Move to raise public debt ceiling worrying

President Uhuru Kenyatta. FILE PHOTO | NMG

What you need to know:

  • As a country, we need to ask why the debt cap has been breached and yet debt appetite has been getting sharper despite the little growth there is to show for it.
  • This is an inescapable debate given that the public debt repayment is gobbling up billions of shillings each year and the debt to GDP ratio has risen significantly from 42 percent in 2013 when President Uhuru Kenyatta took over, to 55 percent this year.
  • Indeed, the law in place restricts State borrowing to half the Gross Domestic Product (GDP).
  • With the new space offered by Parliament on Wednesday, the Treasury will have room to borrow up to another Sh3 trillion come July 2023 from the current Sh5.8 trillion.

It is worrying that the government intends to raise the public debt ceiling to Sh9 trillion by 2023. The acting Treasury Cabinet Secretary says maintaining the current debt cap will hurt the government’s ability to deliver the Budget goals while the Budget and Appropriations Committee chairman in Parliament says the country has surpassed its debt ceiling.

As a country, we need to ask why the debt cap has been breached and yet debt appetite has been getting sharper despite the little growth there is to show for it.
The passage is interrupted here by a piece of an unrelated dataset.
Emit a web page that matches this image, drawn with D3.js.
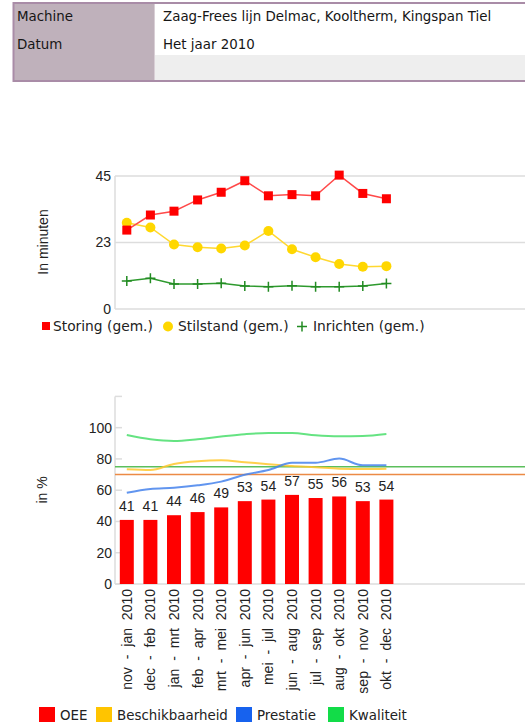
<!DOCTYPE html>
<html>
<head>
<meta charset="utf-8">
<script src="https://cdn.jsdelivr.net/npm/d3@7"></script>
<style>
  html, body { margin: 0; padding: 0; background: #fff; }
  svg { display: block; }
  .num { font-family: "Liberation Sans", Arial, sans-serif; font-size: 14px; fill: #222; }
  .leg { font-family: "DejaVu Sans", Verdana, sans-serif; font-size: 13.4px; fill: #222; }
  .legTop { font-size: 13.8px; }
  .hdr { font-family: "DejaVu Sans", Verdana, sans-serif; font-size: 13.4px; fill: #161616; }
</style>
</head>
<body>
<svg id="chart" width="525" height="722"></svg>
<script>
// Header rows
const headerLabels = ["Machine", "Datum"];
const headerValues = ["Zaag-Frees lijn Delmac, Kooltherm, Kingspan Tiel", "Het jaar 2010"];

// Period categories (shared by both charts)
const periods = ["nov - jan 2010", "dec - feb 2010", "jan - mrt 2010", "feb - apr 2010",
                 "mrt - mei 2010", "apr - jun 2010", "mei - jul 2010", "jun - aug 2010",
                 "jul - sep 2010", "aug - okt 2010", "sep - nov 2010", "okt - dec 2010"];

// Average minutes per stop type
const storing    = [26.7, 31.8, 33.1, 36.9, 39.5, 43.4, 38.3, 38.7, 38.3, 45.3, 39.1, 37.3];
const stilstand  = [29.2, 27.6, 21.8, 20.9, 20.5, 21.5, 26.4, 20.2, 17.5, 15.2, 14.3, 14.5];
const inrichten  = [9.5, 10.4, 8.5, 8.5, 8.7, 7.8, 7.5, 7.9, 7.5, 7.5, 7.8, 8.6];
const minuteTicks = [0, 22.5, 45];

// Percentages
const oee             = [41, 41, 44, 46, 49, 53, 54, 57, 55, 56, 53, 54];
const beschikbaarheid = [73.4, 72.9, 76.8, 78.5, 79.1, 77.9, 76.6, 75.5, 74.7, 73.8, 73.6, 73.8];
const prestatie       = [58.4, 60.8, 61.6, 63.1, 65.5, 69.9, 72.9, 77.6, 77.6, 80.2, 75.9, 75.9];
const kwaliteit       = [95.3, 92.6, 91.5, 92.6, 94.3, 95.8, 96.6, 96.6, 95.1, 94.5, 94.7, 96.0];
const percentTicks = [0, 20, 40, 60, 80, 100];
const targetLines = [75, 70];

const svg = d3.select("#chart");

// ---------- header table ----------
const hdr = svg.append("g");
hdr.append("rect").attr("x", 14).attr("y", 4).attr("width", 140).attr("height", 76).attr("fill", "#bfb1bb");
hdr.append("rect").attr("x", 154).attr("y", 4).attr("width", 380).attr("height", 51).attr("fill", "#ffffff");
hdr.append("rect").attr("x", 154).attr("y", 55).attr("width", 380).attr("height", 25).attr("fill", "#eeeeee");
hdr.append("line").attr("x1", 154.5).attr("x2", 154.5).attr("y1", 4).attr("y2", 80).attr("stroke", "#d9cfd6");
hdr.append("rect").attr("x", 13.5).attr("y", 3).attr("width", 530).attr("height", 78)
   .attr("fill", "none").attr("stroke", "#a98ca7").attr("stroke-width", 2);
headerLabels.forEach((t, i) => {
  hdr.append("text").attr("class", "hdr").attr("x", 17).attr("y", 20.5 + i * 28.5).text(t);
  hdr.append("text").attr("class", "hdr").attr("x", 163).attr("y", 20.5 + i * 28.5).text(headerValues[i]);
});

// ---------- shared x scale ----------
const x = d3.scaleBand().domain(periods).range([115, 398.2]).paddingInner(0.407).paddingOuter(0.2035);
const cx = d => x(d) + x.bandwidth() / 2;
const plotRight = 525;

// ---------- top chart: minutes ----------
const yTop = d3.scaleLinear().domain([0, 45]).range([309, 176]);
const gTop = svg.append("g");

gTop.selectAll("line.grid").data(minuteTicks).join("line")
  .attr("x1", 115).attr("x2", plotRight)
  .attr("y1", d => yTop(d)).attr("y2", d => yTop(d))
  .attr("stroke", "#dddddd").attr("stroke-width", 1.5);
gTop.append("line").attr("x1", 115).attr("x2", 115).attr("y1", yTop(45)).attr("y2", yTop(0))
  .attr("stroke", "#dddddd").attr("stroke-width", 1.5);

const axTop = d3.axisLeft(yTop).tickValues(minuteTicks).tickFormat(d => String(Math.round(d))).tickSize(0).tickPadding(4);
const gAxTop = gTop.append("g").attr("transform", "translate(115,0)").call(axTop);
gAxTop.select(".domain").remove();
gAxTop.selectAll("text").attr("class", "num").attr("fill", null).attr("font-size", null).attr("font-family", null);

gTop.append("text").attr("class", "num")
  .attr("transform", `translate(48,${242}) rotate(-90)`)
  .attr("text-anchor", "middle").text("In minuten");

const lineTop = d3.line().x((d, i) => cx(periods[i])).y(d => yTop(d));

// Inrichten (green, plus markers)
gTop.append("path").datum(inrichten).attr("d", lineTop)
  .attr("fill", "none").attr("stroke", "#2e9a2e").attr("stroke-width", 1.5);
gTop.selectAll("path.plus").data(inrichten).join("path")
  .attr("d", (d, i) => {
    const px = cx(periods[i]), py = yTop(d);
    return `M${px - 5},${py}H${px + 5}M${px},${py - 5}V${py + 5}`;
  })
  .attr("stroke", "#228b22").attr("stroke-width", 1.5).attr("fill", "none");

// Stilstand (yellow, circles)
gTop.append("path").datum(stilstand).attr("d", lineTop)
  .attr("fill", "none").attr("stroke", "#ffd830").attr("stroke-width", 1.5);
gTop.selectAll("circle.stil").data(stilstand).join("circle")
  .attr("cx", (d, i) => cx(periods[i])).attr("cy", d => yTop(d)).attr("r", 5)
  .attr("fill", "#ffd700");

// Storing (red, squares)
gTop.append("path").datum(storing).attr("d", lineTop)
  .attr("fill", "none").attr("stroke", "#ff4a4a").attr("stroke-width", 1.5);
gTop.selectAll("rect.stor").data(storing).join("rect")
  .attr("x", (d, i) => cx(periods[i]) - 4.5).attr("y", d => yTop(d) - 4.5)
  .attr("width", 9).attr("height", 9).attr("fill", "#ff0000");

// legend
const lt = gTop.append("g");
lt.append("rect").attr("x", 42).attr("y", 322).attr("width", 8).attr("height", 8).attr("fill", "#ff0000");
lt.append("text").attr("class", "leg legTop").attr("x", 53).attr("y", 331).text("Storing (gem.)");
lt.append("circle").attr("cx", 168).attr("cy", 326.5).attr("r", 5).attr("fill", "#ffd700");
lt.append("text").attr("class", "leg legTop").attr("x", 178).attr("y", 331).text("Stilstand (gem.)");
lt.append("path").attr("d", "M297,326.5H307M302,321.5V331.5").attr("stroke", "#228b22").attr("stroke-width", 1.5);
lt.append("text").attr("class", "leg legTop").attr("x", 313).attr("y", 331).text("Inrichten (gem.)");

// ---------- bottom chart: percentages ----------
const yBot = d3.scaleLinear().domain([0, 120]).range([584, 396.4]);
const gBot = svg.append("g");

gBot.append("line").attr("x1", 115).attr("x2", plotRight).attr("y1", 584).attr("y2", 584)
  .attr("stroke", "#dddddd").attr("stroke-width", 1.5);
gBot.append("line").attr("x1", 115).attr("x2", 115).attr("y1", yBot(120)).attr("y2", 584)
  .attr("stroke", "#dddddd").attr("stroke-width", 1.5);
gBot.selectAll("line.tk").data(percentTicks.concat([120])).join("line")
  .attr("x1", 115).attr("x2", 122).attr("y1", d => yBot(d)).attr("y2", d => yBot(d))
  .attr("stroke", "#dddddd").attr("stroke-width", 1.5);

const axBot = d3.axisLeft(yBot).tickValues(percentTicks).tickSize(0).tickPadding(3);
const gAxBot = gBot.append("g").attr("transform", "translate(115,0)").call(axBot);
gAxBot.select(".domain").remove();
gAxBot.selectAll("text").attr("class", "num").attr("fill", null).attr("font-size", null).attr("font-family", null);

gBot.append("text").attr("class", "num")
  .attr("transform", `translate(47,${490}) rotate(-90)`)
  .attr("text-anchor", "middle").text("in %");

// bars
gBot.selectAll("rect.bar").data(oee).join("rect")
  .attr("x", (d, i) => x(periods[i])).attr("width", x.bandwidth())
  .attr("y", d => yBot(d)).attr("height", d => 584 - yBot(d))
  .attr("fill", "#ff0000");
gBot.selectAll("text.val").data(oee).join("text")
  .attr("class", "num").attr("text-anchor", "middle")
  .attr("font-size", "14.5px")
  .attr("x", (d, i) => cx(periods[i])).attr("y", d => yBot(d) - 9)
  .text(d => d);

// target lines
const targetColors = ["#5cbf5c", "#ec8a45"];
gBot.selectAll("line.target").data(targetLines).join("line")
  .attr("x1", 115).attr("x2", plotRight)
  .attr("y1", d => yBot(d)).attr("y2", d => yBot(d))
  .attr("stroke", (d, i) => targetColors[i]).attr("stroke-width", 1.5);

// smoothed component curves
const curveLine = d3.line().x((d, i) => cx(periods[i])).y(d => yBot(d)).curve(d3.curveMonotoneX);
[[kwaliteit, "#4ade6c"], [beschikbaarheid, "#ffc82e"], [prestatie, "#4583ec"]].forEach(([s, c]) => {
  gBot.append("path").datum(s).attr("d", curveLine)
    .attr("fill", "none").attr("stroke", c).attr("stroke-width", 2).attr("stroke-opacity", 0.85);
});

// x labels
gBot.selectAll("text.xl").data(periods).join("text")
  .attr("class", "num").attr("text-anchor", "end")
  .attr("word-spacing", "4px")
  .attr("transform", d => `translate(${cx(d) + 5},${589}) rotate(-90)`)
  .text(d => d);

// legend
const legendItems = ["OEE", "Beschikbaarheid", "Prestatie", "Kwaliteit"];
const legendColors = ["#ff0000", "#ffc400", "#1762ee", "#12dc48"];
const legendX = [39, 96, 236, 328];
const lb = gBot.append("g");
legendItems.forEach((t, i) => {
  lb.append("rect").attr("x", legendX[i]).attr("y", 707).attr("width", 16).attr("height", 16).attr("fill", legendColors[i]);
  lb.append("text").attr("class", "leg").attr("x", legendX[i] + 21).attr("y", 720).text(t);
});
</script>
</body>
</html>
This is an inescapable debate given that the public debt repayment is gobbling up billions of shillings each year and the debt to GDP ratio has risen significantly from 42 percent in 2013 when President Uhuru Kenyatta took over, to 55 percent this year.

Indeed, the law in place restricts State borrowing to half the Gross Domestic Product (GDP). With the new space offered by Parliament on Wednesday, the Treasury will have room to borrow up to another Sh3 trillion come July 2023 from the current Sh5.8 trillion.
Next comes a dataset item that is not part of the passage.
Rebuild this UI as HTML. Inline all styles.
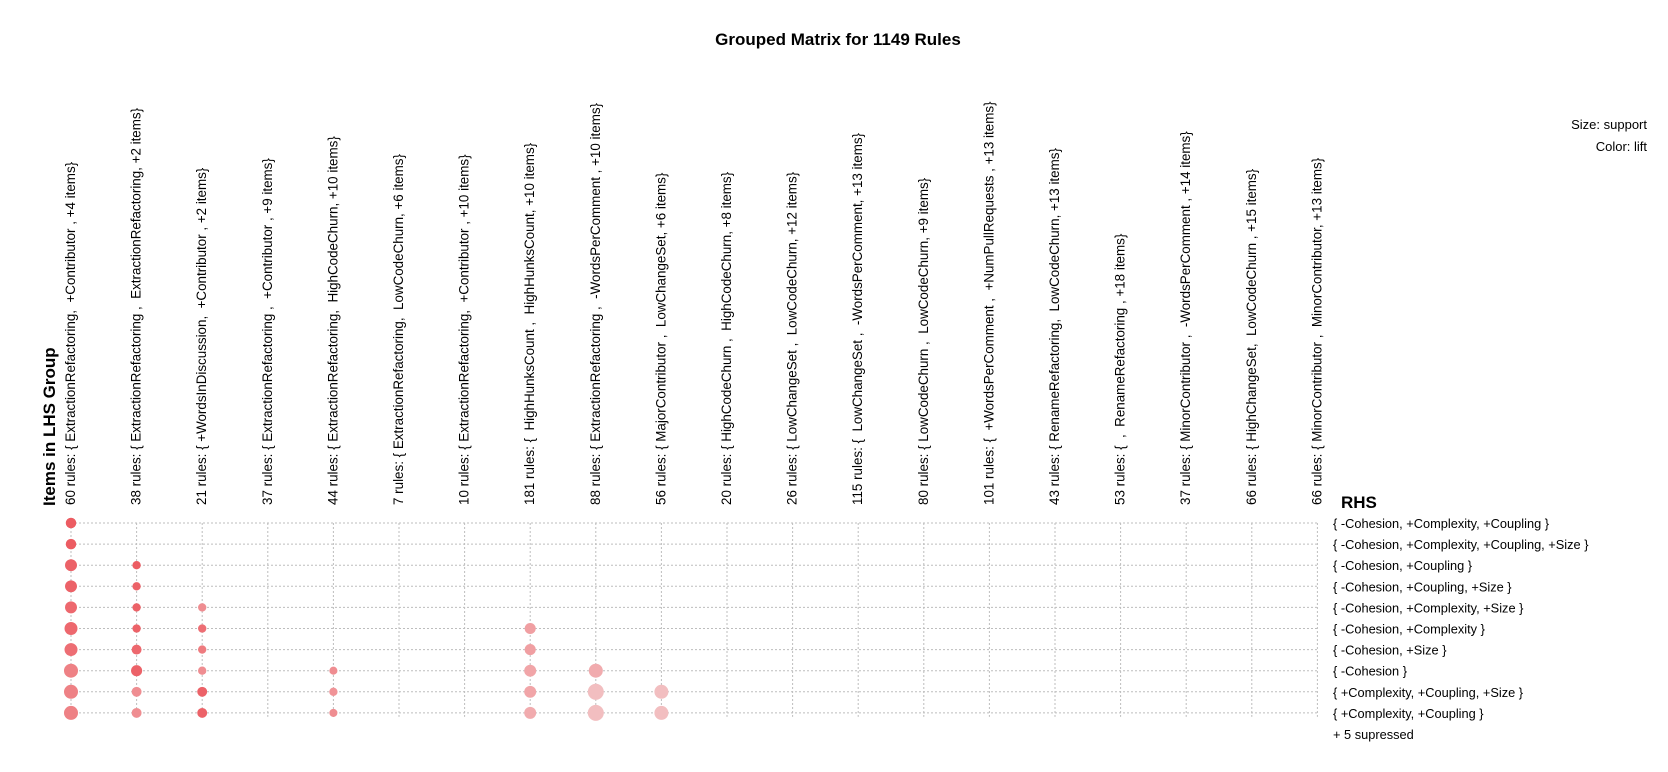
<!DOCTYPE html>
<html><head><meta charset="utf-8"><style>
html,body{margin:0;padding:0;background:#fff;}
svg{display:block;font-family:"Liberation Sans",Arial,sans-serif;}
#lhs text{white-space:pre;}
</style></head><body>
<svg id="chart" width="1668" height="772" viewBox="0 0 1668 772">
<text x="838" y="45" text-anchor="middle" font-size="17" font-weight="bold">Grouped Matrix for 1149 Rules</text>
<text x="1647" y="129" text-anchor="end" font-size="13">Size: support</text>
<text x="1647" y="151" text-anchor="end" font-size="13">Color: lift</text>
<text transform="translate(55,506) rotate(-90)" font-size="17" font-weight="bold">Items in LHS Group</text>
<text x="1341" y="508" font-size="17" font-weight="bold">RHS</text>
<g id="grid"></g><g id="lhs"></g><g id="rhs"></g><g id="pts"></g>
</svg>
<script>
const lhsLabels=["60 rules: { ExtractionRefactoring,  +Contributor , +4 items}","38 rules: { ExtractionRefactoring ,  ExtractionRefactoring, +2 items}","21 rules: { +WordsInDiscussion,  +Contributor , +2 items}","37 rules: { ExtractionRefactoring ,  +Contributor , +9 items}","44 rules: { ExtractionRefactoring,  HighCodeChurn, +10 items}","7 rules: { ExtractionRefactoring,  LowCodeChurn, +6 items}","10 rules: { ExtractionRefactoring,  +Contributor , +10 items}","181 rules: {  HighHunksCount ,  HighHunksCount, +10 items}","88 rules: { ExtractionRefactoring ,  -WordsPerComment , +10 items}","56 rules: { MajorContributor ,  LowChangeSet, +6 items}","20 rules: { HighCodeChurn ,  HighCodeChurn, +8 items}","26 rules: { LowChangeSet ,  LowCodeChurn, +12 items}","115 rules: {  LowChangeSet ,  -WordsPerComment, +13 items}","80 rules: { LowCodeChurn ,  LowCodeChurn, +9 items}","101 rules: {  +WordsPerComment ,  +NumPullRequests , +13 items}","43 rules: { RenameRefactoring,  LowCodeChurn, +13 items}","53 rules: {  ,  RenameRefactoring , +18 items}","37 rules: { MinorContributor ,  -WordsPerComment , +14 items}","66 rules: { HighChangeSet,  LowCodeChurn , +15 items}","66 rules: { MinorContributor ,  MinorContributor, +13 items}"];
const rhsLabels=["{ -Cohesion, +Complexity, +Coupling }","{ -Cohesion, +Complexity, +Coupling, +Size }","{ -Cohesion, +Coupling }","{ -Cohesion, +Coupling, +Size }","{ -Cohesion, +Complexity, +Size }","{ -Cohesion, +Complexity }","{ -Cohesion, +Size }","{ -Cohesion }","{ +Complexity, +Coupling, +Size }","{ +Complexity, +Coupling }"];
const ptRow=[0,1,2,2,3,3,4,4,4,5,5,5,5,6,6,6,6,7,7,7,7,7,7,8,8,8,8,8,8,8,9,9,9,9,9,9,9];
const ptCol=[0,0,0,1,0,1,0,1,2,0,1,2,7,0,1,2,7,0,1,2,4,7,8,0,1,2,4,7,8,9,0,1,2,4,7,8,9];
const ptSupport=[0.027,0.027,0.035,0.017,0.035,0.017,0.035,0.017,0.017,0.041,0.017,0.017,0.030,0.041,0.024,0.017,0.030,0.048,0.030,0.017,0.016,0.035,0.048,0.048,0.024,0.024,0.017,0.035,0.0625,0.048,0.048,0.024,0.024,0.016,0.035,0.0625,0.048];
const ptLift=[2.0,2.0,1.95,2.0,1.95,1.95,1.9,1.95,1.6,1.9,1.95,1.85,1.45,1.85,1.9,1.75,1.45,1.7,1.95,1.6,1.6,1.4,1.35,1.7,1.6,1.95,1.55,1.4,1.2,1.2,1.7,1.6,1.95,1.6,1.35,1.2,1.2];
const NS="http://www.w3.org/2000/svg";
const x0=71,dx=65.6,y0=523,dy=21.1;
const xPos=i=>x0+i*dx, yPos=j=>y0+j*dy;
const rScale=s=>32*Math.sqrt(s);
const liftMin=1,liftMax=2;
function col(l){const t=(l-liftMin)/(liftMax-liftMin);const a=[244,214,215],b=[236,92,98];
return `rgb(${a.map((v,i)=>Math.round(v+(b[i]-v)*t)).join(',')})`;}
const g=document.getElementById('grid');
const xl=xPos(lhsLabels.length-1),yl=yPos(rhsLabels.length-1);
rhsLabels.forEach((lab,j)=>{const l=document.createElementNS(NS,'line');


l.setAttribute('x1',xPos(0));l.setAttribute('x2',xl);l.setAttribute('y1',yPos(j));l.setAttribute('y2',yPos(j));
l.setAttribute('stroke','#bdbdbd');l.setAttribute('stroke-dasharray','2,2');g.appendChild(l);
const t=document.createElementNS(NS,'text');


t.setAttribute('x',1333);t.setAttribute('y',yPos(j)+5);t.setAttribute('font-size','12.8');t.textContent=lab;document.getElementById('rhs').appendChild(t);});
lhsLabels.forEach((lab,i)=>{const l=document.createElementNS(NS,'line');


l.setAttribute('x1',xPos(i));l.setAttribute('x2',xPos(i));l.setAttribute('y1',y0);l.setAttribute('y2',yl+4);
l.setAttribute('stroke','#bdbdbd');l.setAttribute('stroke-dasharray','2,2');g.appendChild(l);
const t=document.createElementNS(NS,'text');


t.setAttribute('transform',`translate(${xPos(i)+4},505) rotate(-90)`);t.setAttribute('font-size','13.4');t.textContent=lab;document.getElementById('lhs').appendChild(t);});
const sup=document.createElementNS(NS,'text');


sup.setAttribute('x',1333);sup.setAttribute('y',yPos(rhsLabels.length)+5);sup.setAttribute('font-size','12.8');sup.textContent='+ 5 supressed';
document.getElementById('rhs').appendChild(sup);
const P=document.getElementById('pts');
ptRow.forEach((r,k)=>{const c=document.createElementNS(NS,'circle');


c.setAttribute('cx',xPos(ptCol[k]));c.setAttribute('cy',yPos(r));c.setAttribute('r',rScale(ptSupport[k]));
c.setAttribute('fill',col(ptLift[k]));P.appendChild(c);});
</script>
</body></html>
It has been stated a number of times, but we need to reiterate. Debt is not free money, and already the repayments are gobbling up more than half of the total revenues collected. In the year to June, Treasury spent Sh826.20 billion on repayments against the Sh1.49 trillion collected.
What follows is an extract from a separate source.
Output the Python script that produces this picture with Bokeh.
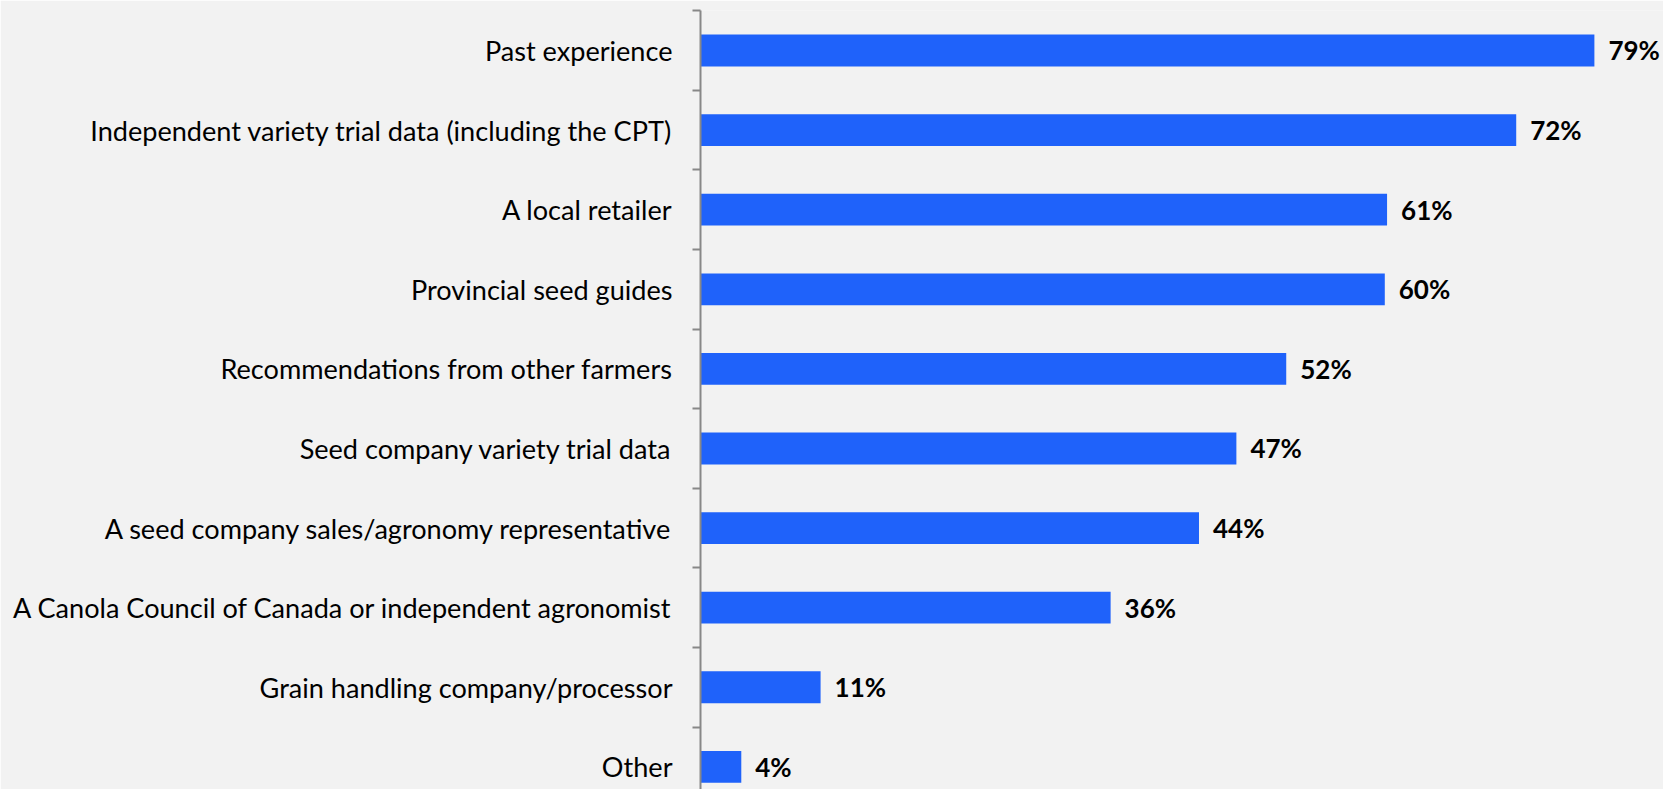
from bokeh.plotting import figure
from bokeh.models import ColumnDataSource, FixedTicker, Range1d, LabelSet
from bokeh.core.properties import value
from bokeh.embed import file_html
from bokeh.resources import INLINE

# Data (top to bottom as in the chart)
categories = [
    "Past experience",
    "Independent variety trial data (including the CPT)",
    "A local retailer",
    "Provincial seed guides",
    "Recommendations from other farmers",
    "Seed company variety trial data",
    "A seed company sales/agronomy representative",
    "A Canola Council of Canada or independent agronomist",
    "Grain handling company/processor",
    "Other",
]
values = [78.9, 72.0, 60.6, 60.4, 51.7, 47.3, 44.0, 36.2, 10.6, 3.6]
value_labels = ["79%", "72%", "61%", "60%", "52%", "47%", "44%", "36%", "11%", "4%"]

n = len(categories)
ypos = [n - 1 - i for i in range(n)]

source = ColumnDataSource(dict(y=ypos, value=values, label=value_labels, cat=categories))

BG = "#F2F2F2"
BAR = "#1F62FA"
AXIS = "#888888"

p = figure(
    width=1663, height=789,
    output_backend="svg", toolbar_location=None,
    x_range=Range1d(0, 85.0),
    y_range=Range1d(-0.284, 9.5025),
    x_axis_location=None,
    min_border_left=700, min_border_right=0, min_border_top=10, min_border_bottom=0,
    background_fill_color=BG, border_fill_color=BG,
)
p.outline_line_color = None
p.xgrid.visible = False
p.ygrid.visible = False

p.hbar(y="y", right="value", left=0, height=0.4, source=source,
       fill_color=BAR, line_color=None)

labels = LabelSet(x="value", y="y", text="label", source=source,
                  x_offset=14, text_align="left", text_baseline="middle",
                  text_font=value("Lato"), text_font_style="bold",
                  text_font_size=value("26px"), text_color="#000000")
p.add_layout(labels)

ax = p.yaxis[0]
ax.ticker = FixedTicker(ticks=ypos, minor_ticks=[y + 0.5 for y in range(-1, n)])
ax.major_label_overrides = {y: c for y, c in zip(ypos, categories)}
ax.major_tick_line_color = None
ax.major_tick_out = 0
ax.major_tick_in = 0
ax.minor_tick_out = 8
ax.minor_tick_in = 0
ax.minor_tick_line_color = AXIS
ax.minor_tick_line_width = 2
ax.axis_line_color = AXIS
ax.axis_line_width = 2
ax.major_label_standoff = 20
ax.major_label_text_font = "Lato"
ax.major_label_text_font_size = "27.1px"
ax.major_label_text_color = "#000000"

open("out.html", "w").write(file_html(p, INLINE))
One of the ways of living happily is restricting oneself to what is affordable or finding new ways of raising production. Sadly, Kenya is not keen on cutting expenditure or prioritising it, although the Treasury keeps promising heaven but repeatedly failing to implement the so-called austerity measures.

Kenya’s salvation will come in reducing the wastage spawned by runaway corruption and seen in Auditor-General’s reports when questionable spending is flagged without showing attempts at making systems tighter

Allowing Kenya to borrow with abandon will only feed the ego of the demonstration effect seen in grandiose infrastructural works while the economy is stagnant and the taxpayer is trapped. Kenya must cut its coat according to its cloth.